Tag Archives: elite

praying for the poor cannot be tolerated

I have watched the video and have listened to the chaplain’s prayer. It is a theologically-solid prayer, much like I have prayed on many occasions. It was not partisan. It just lifted up the Representatives’ responsibility on behalf of the least of these among us. But, that was far too threatening for that august body.

Paul Ryan fired the chaplain  for reflecting the light of Christ in the midst of darkness. Shining the light of Christ’s love in a den of thieves causes them to flee every time.

Standing up for the poor and hungry, especially to the wealthy and powerful elite, is a good way to shorten your career path. It’s also, however, how you stay on the highway to holiness.

Shame on Paul Ryan, and shame on all those in the U.S. House of Representatives who have not stood up against this action.

Mid-terms are coming.

at the feet of the Church

We live in a world blessed by a loving Creator, a world well able to supply all the needs of the human family. That any should lack daily bread is nothing less than sinful. Every malnourished child in our world bears eloquent testimony to the complete lack of Christian values held by our society. I lay this at the feet of the Church.

Why? We have failed to give ourselves on behalf of the poor and hungry, We have failed in our basic purpose of testifying to the Kingdom. We have failed to care.
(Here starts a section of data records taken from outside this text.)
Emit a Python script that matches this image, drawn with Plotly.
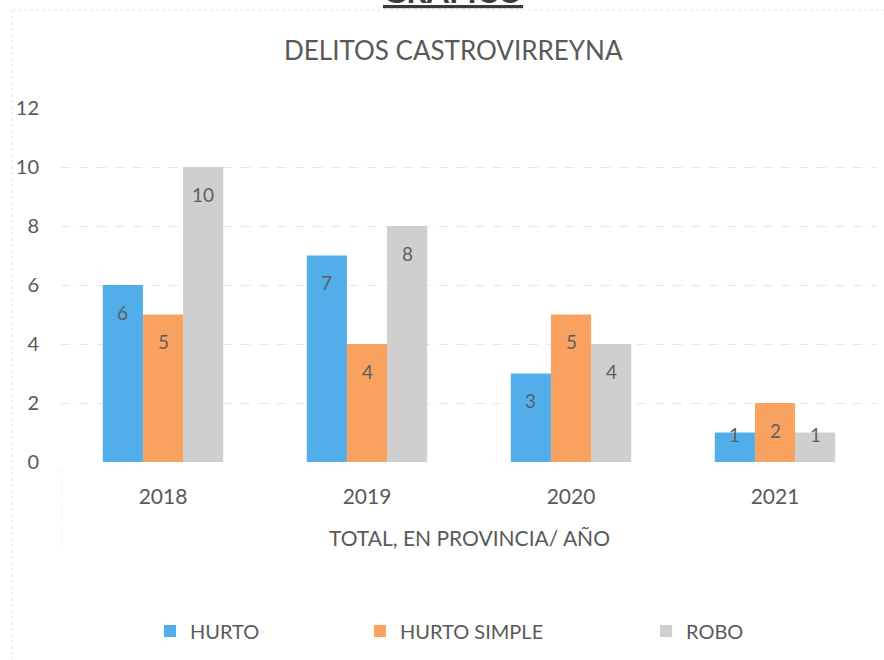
import plotly.graph_objects as go

# Data
years = ["2018", "2019", "2020", "2021"]
hurto = [6, 7, 3, 1]
hurto_simple = [5, 4, 5, 2]
robo = [10, 8, 4, 1]

series_names = ["HURTO", "HURTO SIMPLE", "ROBO"]
series_values = [hurto, hurto_simple, robo]
series_colors = ["#52aeea", "#f9a15f", "#cfcfcf"]

FONT = "Lato"
TEXT_COLOR = "#595959"

W, H = 884, 660
ML, MR, MT, MB = 61, 7, 108, 198
plot_w = W - ML - MR
plot_h = H - MT - MB
y_max = 12
BARGAP = 0.41

fig = go.Figure()
legend_ids = ["legend", "legend2", "legend3"]
for name, vals, color, lg in zip(series_names, series_values, series_colors, legend_ids):
    fig.add_trace(go.Bar(
        name=name, x=years, y=vals,
        marker=dict(color=color, line=dict(width=0)),
        legend=lg,
    ))

fig.update_layout(barmode="group", bargap=BARGAP, bargroupgap=0)

# Value labels placed inside the top of each bar
offset_units = 0.92
bar_w = (1 - BARGAP) / len(series_names)  # bar width in category units
for si, vals in enumerate(series_values):
    for xi, v in enumerate(vals):
        ylab = max(v - offset_units, offset_units)
        fig.add_annotation(
            x=xi + (si - 1) * bar_w, y=ylab, xref="x", yref="y",
            text=str(v), showarrow=False,
            font=dict(family=FONT, size=19, color="#5f5f5f"),
            yanchor="middle", xanchor="center",
        )

# Chart title
fig.add_annotation(
    text="DELITOS CASTROVIRREYNA", x=(453 - ML) / plot_w, xref="paper",
    y=1 + (MT - 50) / plot_h, yref="paper", yanchor="middle",
    showarrow=False, font=dict(family=FONT, size=26, color=TEXT_COLOR),
)
# Page heading, running off the top of the page
fig.add_annotation(
    text="<b><u>GRAFICO</u></b>", x=(453 - ML) / plot_w, xref="paper",
    y=1 + (MT - 12) / plot_h, yref="paper", yanchor="bottom",
    showarrow=False, font=dict(family=FONT, size=32, color="#3a3a3a"),
)
# X axis title
fig.add_annotation(
    text="TOTAL, EN PROVINCIA/ AÑO", x=(469 - ML) / plot_w, xref="paper",
    y=-(537 - MT - plot_h) / plot_h, yref="paper", yanchor="middle",
    showarrow=False, font=dict(family=FONT, size=21, color=TEXT_COLOR),
)

fig.update_yaxes(
    range=[0, y_max], dtick=2, showgrid=True, gridcolor="#e6e6e6", gridwidth=1,
    griddash="dash", zeroline=False, showline=False,
    tickfont=dict(family=FONT, size=20, color=TEXT_COLOR),
    ticklabelstandoff=21,
)
fig.update_xaxes(
    type="category", range=[-0.5, len(years) - 0.5],
    showgrid=False, showline=False, zeroline=False,
    tickfont=dict(family=FONT, size=21, color=TEXT_COLOR),
    ticklabelstandoff=20,
)

leg_common = dict(orientation="h", xref="container", yref="container",
                  yanchor="middle", font=dict(family=FONT, size=20, color=TEXT_COLOR),
                  bgcolor="rgba(0,0,0,0)", itemwidth=30)
legend_x = [150, 360, 646]
leg_y = 1 - 631 / H
fig.update_layout(
    showlegend=True,
    legend=dict(x=legend_x[0] / W, y=leg_y, **leg_common),
    legend2=dict(x=legend_x[1] / W, y=leg_y, **leg_common),
    legend3=dict(x=legend_x[2] / W, y=leg_y, **leg_common),
)

# Faint chart frame lines
frame_x = -(ML - 12) / plot_w
frame_top = 1 + (MT - 10) / plot_h
frame_line = dict(color="#e3e3e3", width=1, dash="dot")
fig.add_shape(type="line", xref="paper", yref="paper",
              x0=frame_x, x1=frame_x, y0=frame_top, y1=-(H - MT - plot_h) / plot_h,
              line=frame_line)
fig.add_shape(type="line", xref="paper", yref="paper",
              x0=frame_x, x1=1.01, y0=frame_top, y1=frame_top,
              line=frame_line)
fig.add_shape(type="line", xref="paper", yref="paper",
              x0=0.001, x1=0.001, y0=-0.02, y1=-(550 - MT - plot_h) / plot_h,
              line=dict(color="#ececec", width=1, dash="dot"))

fig.update_layout(
    width=W, height=H,
    margin=dict(l=ML, r=MR, t=MT, b=MB),
    paper_bgcolor="white", plot_bgcolor="white",
    font=dict(family=FONT, color=TEXT_COLOR),
)

fig.write_html("out.html")
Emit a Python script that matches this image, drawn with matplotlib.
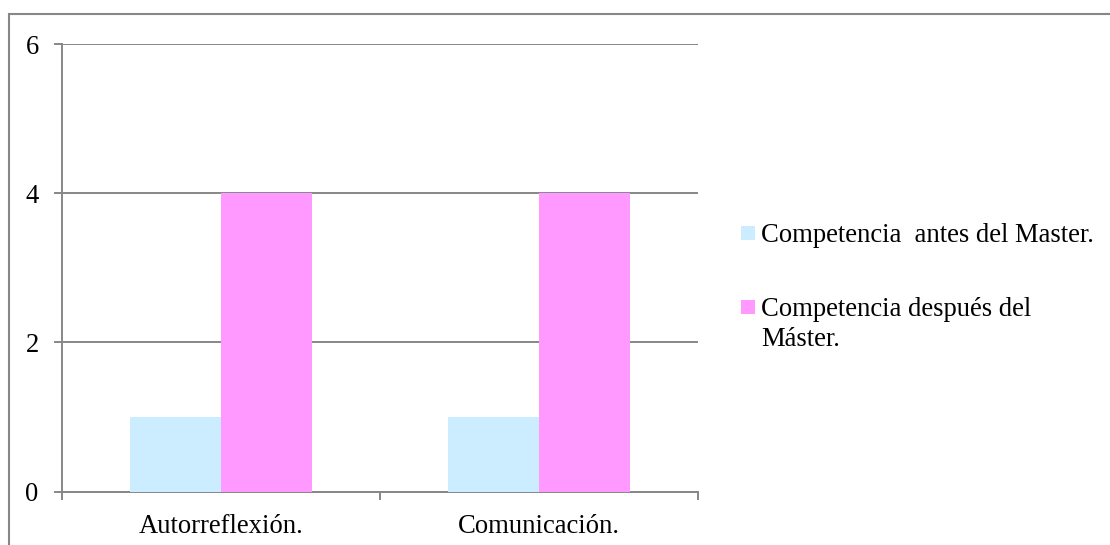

To be honest (always difficult in the Church), we have actually served to legitimize world views, political and economic systems diametrically opposed to the central message of the Gospel. The Church has closely identified with worldly and cultural power and then has consistently rationalized our position. Our fidelity to the Gospel of Jesus Christ has been completely overshadowed by our desire to be respectable and to fit into society.  Every time a child cries from hunger is a witness to the Church’s lack of faithfulness.

Ending hunger in our world requires leadership. No other organization should be in a better position to provide that leadership than the Church. But until we regain a desire to provide true “good news” for the poor and hungry this will never happen. We have to again come to the place where we understand our role in transforming society.

And even though that is exactly what the Gospel calls us to do, at the moment the Church is far too comfortable to attempt it. We are at peace with the present world systems that hold two-thirds of our family hostage to hunger.  We continue to take our ease and hide behind our stained glass while 25,000 die every day from hunger.  We are far too enamored with the “good life” to care.

We identify with the rich, the powerful, the elite. They are our heroes and role models. We don’t have time for the oppressed, the outcasts, the refugees, the poor, the hungry. Until that changes the Church will continue to wither, totally deserving the lack of respect and interest it receives.  Until that changes we will never end hunger. We will never achieve justice. And there will never be peace in the world.